Bombinhas, 2022: Aventuras no Ritmo Certo

Em janeiro de 2022, nossa aventura nos levou a Bombinhas, também em Santa Catarina. Fizemos a viagem de ônibus, e, felizmente, tudo correu bem, sem crises sérias. E por que isso aconteceu? Simples: havia um bom planejamento.

Minha esposa cuidou de todos os detalhes com a empresa Casa do Turista:

  • Fizemos um City Tour pelas praias;
  • Participamos do Adventure 4x4, um passeio de veículo 4x4 até o Mirante Eco 360, onde as vistas eram deslumbrantes, com trilhas e caminhos incríveis;
  • E ainda tivemos a experiência do Navio Pirata, que nos encantou com seu visual e teatro.

Eu também fiz mergulho com snorkel na Zimbros EcoTour. No início, confesso que fiquei com medo. Mas a instrutora foi super paciente e me ajudou a relaxar. E, no final, consegui! Enfrentei o fundo do mar com tranquilidade.

Encerramos a viagem com uma visita a Balneário Camboriú: andamos na Roda Gigante, exploramos o Oceanic Aquarium, visitamos a Casa do Pirata e admiramos os Carros Antigos.

Tudo dentro do que eu consigo lidar. Tudo bem planejado.


Foz do Iguaçu, 2024: Frio, Crise e Descobertas

Em julho de 2024, fizemos uma viagem para Foz do Iguaçu. Pegamos um ônibus e, para ser sincero, tive uma crise de ansiedade por causa do frio intenso.
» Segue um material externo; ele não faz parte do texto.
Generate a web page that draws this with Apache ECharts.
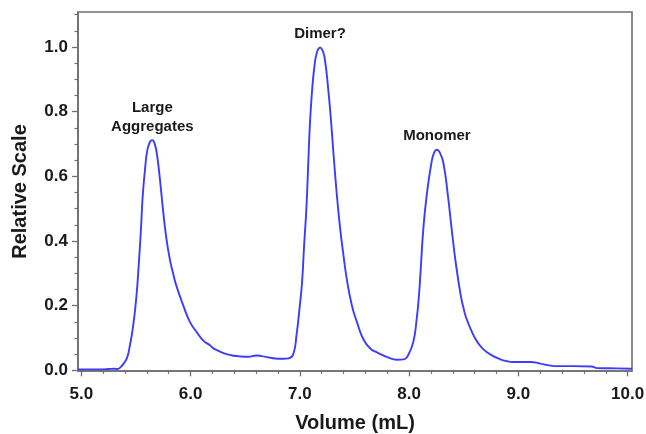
<!DOCTYPE html>
<html>
<head>
<meta charset="utf-8">
<script src="https://cdn.jsdelivr.net/npm/echarts@6/dist/echarts.min.js"></script>
<style>
  html, body { margin: 0; padding: 0; background: #ffffff; }
  #chart { width: 646px; height: 434px; }
</style>
</head>
<body>
<div id="chart"></div>
<script>
// Elution trace: volume (mL) against normalised detector response
const volume = [
  4.97, 5.00, 5.10, 5.20, 5.25, 5.30, 5.33, 5.36, 5.39, 5.42,
  5.445, 5.475, 5.505, 5.527, 5.546, 5.562, 5.583, 5.604, 5.628, 5.65,
  5.674, 5.695, 5.72, 5.75, 5.78, 5.81, 5.84, 5.87, 5.934, 5.995,
  6.057, 6.117, 6.18, 6.21, 6.27, 6.33, 6.40, 6.454, 6.53, 6.60,
  6.65, 6.73, 6.80, 6.85, 6.897, 6.94, 6.97, 7.00, 7.02, 7.04,
  7.06, 7.075, 7.09, 7.108, 7.133, 7.158, 7.185, 7.213, 7.234, 7.255,
  7.28, 7.31, 7.34, 7.37, 7.40, 7.43, 7.477, 7.523, 7.585, 7.647,
  7.71, 7.80, 7.89, 7.95, 7.996, 8.04, 8.07, 8.09, 8.106, 8.13,
  8.16, 8.204, 8.23, 8.255, 8.28, 8.314, 8.356, 8.39, 8.427, 8.473,
  8.50, 8.52, 8.58, 8.63, 8.68, 8.75, 8.83, 8.90, 8.95, 9.11,
  9.20, 9.27, 9.33, 9.50, 9.67, 9.72, 9.90, 10.04
];
const relativeScale = [
  0.003, 0.003, 0.003, 0.003, 0.004, 0.005, 0.004, 0.010, 0.022, 0.040,
  0.077, 0.138, 0.230, 0.333, 0.436, 0.538, 0.620, 0.680, 0.706, 0.712,
  0.698, 0.662, 0.590, 0.490, 0.405, 0.344, 0.300, 0.262, 0.200, 0.149,
  0.118, 0.092, 0.077, 0.068, 0.058, 0.050, 0.045, 0.043, 0.042, 0.046,
  0.044, 0.039, 0.036, 0.036, 0.037, 0.050, 0.110, 0.200, 0.270, 0.390,
  0.500, 0.620, 0.744, 0.846, 0.938, 0.985, 0.998, 0.985, 0.949, 0.887,
  0.795, 0.662, 0.538, 0.436, 0.354, 0.282, 0.200, 0.149, 0.094, 0.067,
  0.055, 0.041, 0.033, 0.034, 0.050, 0.090, 0.160, 0.230, 0.310, 0.436,
  0.538, 0.641, 0.674, 0.682, 0.674, 0.641, 0.538, 0.436, 0.333, 0.231,
  0.190, 0.165, 0.115, 0.085, 0.065, 0.048, 0.035, 0.028, 0.026, 0.026,
  0.021, 0.016, 0.013, 0.013, 0.012, 0.007, 0.006, 0.005
];

// Axis tick labels
const xTicks = [5.0, 6.0, 7.0, 8.0, 9.0, 10.0];
const yTicks = [0.0, 0.2, 0.4, 0.6, 0.8, 1.0];

// Peak annotations
const peakNames = ['Large\nAggregates', 'Dimer?', 'Monomer'];
const peakVolume = [5.65, 7.185, 8.255];
const peakHeight = [0.712, 0.998, 0.682];

// Minor tick positions between the labelled ones
function steps(from, to, step) {
  const out = [];
  const n = Math.round((to - from) / step);
  for (let i = 0; i <= n; i++) out.push(+(from + i * step).toFixed(3));
  return out;
}
const xMinor = steps(5.0, 10.0, 0.2).filter(v => !xTicks.some(t => Math.abs(t - v) < 1e-6));
const yMinor = steps(0.0, 1.10, 0.05).filter(v => !yTicks.some(t => Math.abs(t - v) < 1e-6));

const X_MIN = 4.97, X_MAX = 10.04;
const Y_MIN = -0.002, Y_MAX = 1.108;
const FONT = '"Liberation Sans", Arial, sans-serif';
const AXIS_GREY = '#6f6f6f';

const labelStyle = {
  fontFamily: FONT, fontWeight: 'bold', fontSize: 17, color: '#1a1a1a'
};

const chart = echarts.init(document.getElementById('chart'), null, { renderer: 'canvas' });

chart.setOption({
  animation: false,
  backgroundColor: '#ffffff',
  grid: {
    left: 78, right: 14, top: 12, bottom: 63,
    containLabel: false, outerBoundsMode: 'none',
    show: true, borderColor: AXIS_GREY, borderWidth: 1.6, backgroundColor: 'transparent'
  },
  xAxis: [
    {
      type: 'value', min: X_MIN, max: X_MAX, position: 'bottom',
      name: 'Volume (mL)', nameLocation: 'middle', nameGap: 42,
      nameTextStyle: { fontFamily: FONT, fontWeight: 'bold', fontSize: 20, color: '#1a1a1a' },
      axisLine: { show: true, lineStyle: { color: AXIS_GREY, width: 1.6 } },
      axisTick: { show: true, customValues: xTicks, length: 6, inside: false,
                  lineStyle: { color: AXIS_GREY, width: 1.3 } },
      axisLabel: Object.assign({ show: true, customValues: xTicks, margin: 15,
                  formatter: v => v.toFixed(1) }, labelStyle),
      splitLine: { show: false }
    },
    {
      type: 'value', min: X_MIN, max: X_MAX, position: 'bottom',
      axisLine: { show: false },
      axisTick: { show: true, customValues: xMinor, length: 3.5, inside: false,
                  lineStyle: { color: AXIS_GREY, width: 1.2 } },
      axisLabel: { show: false },
      splitLine: { show: false }
    }
  ],
  yAxis: [
    {
      type: 'value', min: Y_MIN, max: Y_MAX, position: 'left',
      name: 'Relative Scale', nameLocation: 'middle', nameGap: 48, nameRotate: 90,
      nameTextStyle: { fontFamily: FONT, fontWeight: 'bold', fontSize: 20, color: '#1a1a1a' },
      axisLine: { show: true, lineStyle: { color: AXIS_GREY, width: 1.6 } },
      axisTick: { show: true, customValues: yTicks, length: 6, inside: false,
                  lineStyle: { color: AXIS_GREY, width: 1.3 } },
      axisLabel: Object.assign({ show: true, customValues: yTicks, margin: 10,
                  formatter: v => v.toFixed(1) }, labelStyle),
      splitLine: { show: false }
    },
    {
      type: 'value', min: Y_MIN, max: Y_MAX, position: 'left',
      axisLine: { show: false },
      axisTick: { show: true, customValues: yMinor, length: 3.5, inside: false,
                  lineStyle: { color: AXIS_GREY, width: 1.2 } },
      axisLabel: { show: false },
      splitLine: { show: false }
    }
  ],
  series: [
    {
      type: 'line',
      xAxisIndex: 0, yAxisIndex: 0,
      data: volume.map((v, i) => [v, relativeScale[i]]),
      showSymbol: false,
      smooth: 0.5,
      lineStyle: { color: '#3c3cff', width: 1.9 },
      markPoint: {
        symbol: 'circle', symbolSize: 0,
        silent: true,
        label: {
          show: true, position: 'top', distance: 4,
          fontFamily: FONT, fontWeight: 'bold', fontSize: 15, lineHeight: 19,
          color: '#1a1a1a', align: 'center'
        },
        data: peakNames.map((name, i) => ({
          name: name,
          coord: [peakVolume[i], peakHeight[i]],
          label: { formatter: name }
        }))
      }
    }
  ]
});
</script>
</body>
</html>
Mas, tirando isso, a viagem foi um sucesso!

Mais uma vez, a previsibilidade foi nossa aliada.

Visitamos o tio da Márcia, o Templo Budista, o Museu de Cera, o Car Wash, o Show das Águas, o Parque das Aves e, claro, as Cataratas, onde senti o orvalho no meu rosto como um abraço da natureza.

Na Argentina, exploramos a Aripuca, o centro de Puerto Iguazú e o Marco das Três Fronteiras do lado argentino.

Vi figuras de cera, carros incríveis e pássaros fantásticos. Foi a segunda vez que viajei para outro país. A primeira foi em 2014, quando fui ao Paraguai. Naquela época, viajei de carro com meus sogros e ficamos na casa do tio da minha esposa. Conhecemos a Usina Hidrelétrica de Itaipu, mas as Cataratas só conheci neste ano de 2024.

Nesta última visita a Foz, voltei com a sensação de que posso viajar, desde que me respeitem do jeito que sou.


O Que Aprendi Viajando Como Autista Adulto

Viajar me tira da rotina, e isso, por si só, já é o suficiente para me deixar em colapso. Mas aprendi que, para nós autistas, o medo não está em viajar, mas sim no que é inesperado.

A previsibilidade é como uma bússola emocional para mim. Quando sei o que vai acontecer, meu cérebro se acalma. E com o suporte e apoio da minha esposa, tudo se torna mais organizado. Com um roteiro, explicações, tempo e cuidado, tudo flui melhor.

Sou autista. Adulto. E posso viver experiências incríveis, desde que o mundo não me engula de uma vez.

O que eu preciso é de:

  • Tempo;
  • Silêncio;
  • Roteiro;
  • Apoio emocional;
  • Respeito sensorial.

Quando essas necessidades são atendidas, o mundo se abre para mim, e eu posso ir longe.